Il est facile pour moi d’ironiser, mais c’est juste pour te prouver que ton site disposes de lecteurs attentifs.
Bruce le blogger en avance sur son temps 😉
Nous faisons des bonds dans le temps !
Sinon, je ne connais pas du tout Shades. Cela semble curieux.
Je ne sais pas quoi penser de Milligan non plus. J’ai lu quelques trucs biens. Et puis j’ai lu ses X-men aussi…(Golgotha, Blood of Apocalypse…mouairf…avec des persos qui se chamaillent comme des gosses)
Que pensent les fans de ses errements dans le mainstream ?
Tout dépend qu’il soit inspiré (X-Statix, Batman) ou non (Elektra, X-Men).
Mais généralement les oeuvres de commande, ce n’est pas là où il brille le plus.
Batman de Peter Milligan ? Ou ça ? Quelle série ?
ça me fait toujours un peu mal au cœur moi quand un bon dessinateur bosse sur une série au scénar super décevant.
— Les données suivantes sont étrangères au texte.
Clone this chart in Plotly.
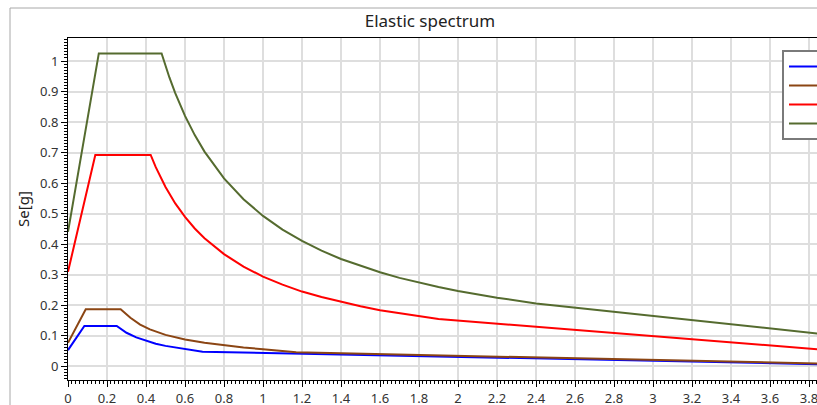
import plotly.graph_objects as go

# Period T [s] and spectral acceleration Se [g]
t_blue = [0, 0.084, 0.25, 0.3, 0.35, 0.4, 0.45, 0.5, 0.6, 0.69, 4.0]
se_blue = [0.052, 0.131, 0.131, 0.109, 0.094, 0.083, 0.073, 0.066, 0.055, 0.047, 0.004]

t_brown = [0, 0.091, 0.27, 0.32, 0.37, 0.42, 0.5, 0.6, 0.7, 0.8, 0.9, 1.0, 1.17, 4.0]
se_brown = [0.076, 0.186, 0.186, 0.158, 0.136, 0.120, 0.102, 0.087, 0.076, 0.068, 0.061, 0.055, 0.045, 0.006]

t_red = [0, 0.14, 0.424, 0.45, 0.5, 0.55, 0.6, 0.65, 0.7, 0.8, 0.9, 1.0, 1.1, 1.2, 1.3, 1.4, 1.5, 1.6, 1.7, 1.8, 1.9, 4.0]
se_red = [0.309, 0.692, 0.692, 0.652, 0.587, 0.533, 0.489, 0.451, 0.419, 0.367, 0.326, 0.293, 0.267,
          0.244, 0.226, 0.210, 0.196, 0.183, 0.173, 0.163, 0.154, 0.047]

t_green = [0, 0.158, 0.48, 0.52, 0.55, 0.6, 0.65, 0.7, 0.8, 0.9, 1.0, 1.1, 1.2, 1.3, 1.4, 1.5, 1.6, 1.7,
           1.8, 1.9, 2.0, 2.2, 2.4, 4.0]
se_green = [0.44, 1.025, 1.025, 0.946, 0.895, 0.82, 0.757, 0.703, 0.615, 0.547, 0.492, 0.447, 0.41,
            0.378, 0.351, 0.328, 0.3075, 0.289, 0.273, 0.259, 0.246, 0.224, 0.205, 0.096]

names = ["SLO", "SLD", "SLV", "SLC"]
colors = ["#0000FF", "#8B4513", "#FF0000", "#556B2F"]

W, H = 817, 405
L, R, T, B = 68, 0, 38, 25

fig = go.Figure()
for t, se, n, c in zip([t_blue, t_brown, t_red, t_green],
                       [se_blue, se_brown, se_red, se_green], names, colors):
    fig.add_trace(go.Scatter(x=t, y=se, mode="lines", name=n,
                             line=dict(color=c, width=2)))

font = "Noto Sans, Open Sans, DejaVu Sans, sans-serif"
pw = W - L - R
ph = H - T - B

fig.update_layout(
    width=W, height=H,
    margin=dict(l=L, r=R, t=T, b=B, autoexpand=False),
    paper_bgcolor="white", plot_bgcolor="white",
    font=dict(family=font, size=13, color="#333333"),
    title=dict(text="Elastic spectrum", x=430 / W, xanchor="center",
               y=1 - 21 / H, yanchor="middle", yref="container",
               font=dict(size=17, color="#222222")),
    showlegend=True,
    legend=dict(x=(782 - L) / pw, xanchor="left", y=(H - B - 50) / ph, yanchor="top",
                bgcolor="white", bordercolor="#7a7a7a", borderwidth=2,
                font=dict(size=11, color="#333333"), tracegroupgap=0,
                itemwidth=30),
    xaxis=dict(range=[0, (W - L - R) / 195.0], dtick=0.2, tick0=0,
               showgrid=True, gridcolor="#dedede", gridwidth=1.5,
               showline=True, linecolor="black", linewidth=1, mirror=True,
               ticks="outside", ticklen=6, tickcolor="black",
               ticklabeloverflow="allow",
               minor=dict(dtick=0.02, ticks="outside", ticklen=3, tickcolor="black", showgrid=False),
               zeroline=False, tickfont=dict(size=13, color="#333333")),
    yaxis=dict(range=[-(380 - 366) / 305.0, (366 - 38) / 305.0], dtick=0.1, tick0=0,
               showgrid=True, gridcolor="#dedede", gridwidth=1.5,
               showline=True, linecolor="black", linewidth=1,
               ticks="outside", ticklen=6, tickcolor="black",
               minor=dict(dtick=0.01, ticks="outside", ticklen=3, tickcolor="black", showgrid=False),
               zeroline=False, tickfont=dict(size=13, color="#333333"),
               title=dict(text="Se[g]", standoff=6, font=dict(size=15, color="#222222"))),
    shapes=[
        dict(type="line", xref="paper", yref="paper",
             x0=(10 - L) / pw, x1=(10 - L) / pw, y0=-B / ph, y1=(H - B - 8) / ph,
             line=dict(color="#a8a8a8", width=1)),
        dict(type="line", xref="paper", yref="paper",
             x0=(10 - L) / pw, x1=1.0, y0=(H - B - 8) / ph, y1=(H - B - 8) / ph,
             line=dict(color="#a8a8a8", width=1)),
    ],
)

fig.write_html("out.html")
Ce qui était le cas sur ses X-men.
Et Bendis aussi tiens, qui sait très bien s’entourer de bons dessinateurs mais…dont le talent est gâché par l’histoire.
https://www.amazon.com/Batman-Dark-Knight-City/dp/1401251277
Je fais référence à son run des 90’s, puisque lorsque il est revenu sur la franchise dans les années 2000 il s’est montré moins inspiré…
Et tu as même un commentaire rédigé par mes soins sur amazon VF :
https://www.amazon.fr/review/R1ZA8FV3SMTGTG/ref=cm_cr_dp_title?ie=UTF8&ASIN=1401251277&channel=detail-glance&nodeID=52042011&store=english-books
Pour qualifier son premier run sur Batman Milligan avait dit qu’on lui avait laisser faire ce qu’il voulait du moment qu’il laissait le personnage tel qu’il l’avait trouvé en arrivant ! Au final ses épisodes étaient intéressants mais un peu plombés par le dessinateur (Jim Aparo) dont je ne suis vraiment pas fan…
@ Matt : je trouve que Milligan fait partie de ces auteurs qui ne s’épanouissent que dans l’indé 😉 mais cette opinion n’engage que moi…
Et bien je n’ai toujours pas tenté cette bd… Des nouvelles d’un éventuelle traduction et diffusion par Urban ?
A part ça, ton premier article a déjà un sacré niveau : érudition, détails, légendes rock n roll… Respect !
Ah merci à toi mais je me suis rendu compte à l’occasion de cet article que je ne peux (bien) parler d’une série que si je viens de la relire ! Écrire de mémoire ce n’est pas pour moi manifestement !
Concernant la réédition chez Urban j’ai peur qu’elle ne reste qu’un rêve…
Ah ben c’est simple, je relis systématiquement avant d’écrire…
A part ça : http://www.bleedingcool.com/2016/07/17/when-a-zubat-flies-into-alan-moores-home-pokemon-go/
Brillante serie de Peter Milligan et les dessins fous fous fous de Chris Bachalo, l’ami des amateurs de comics ‘strange’ style Generation X.
Bons souvenirs du débat sur l’ivg, toute ma jeunesse.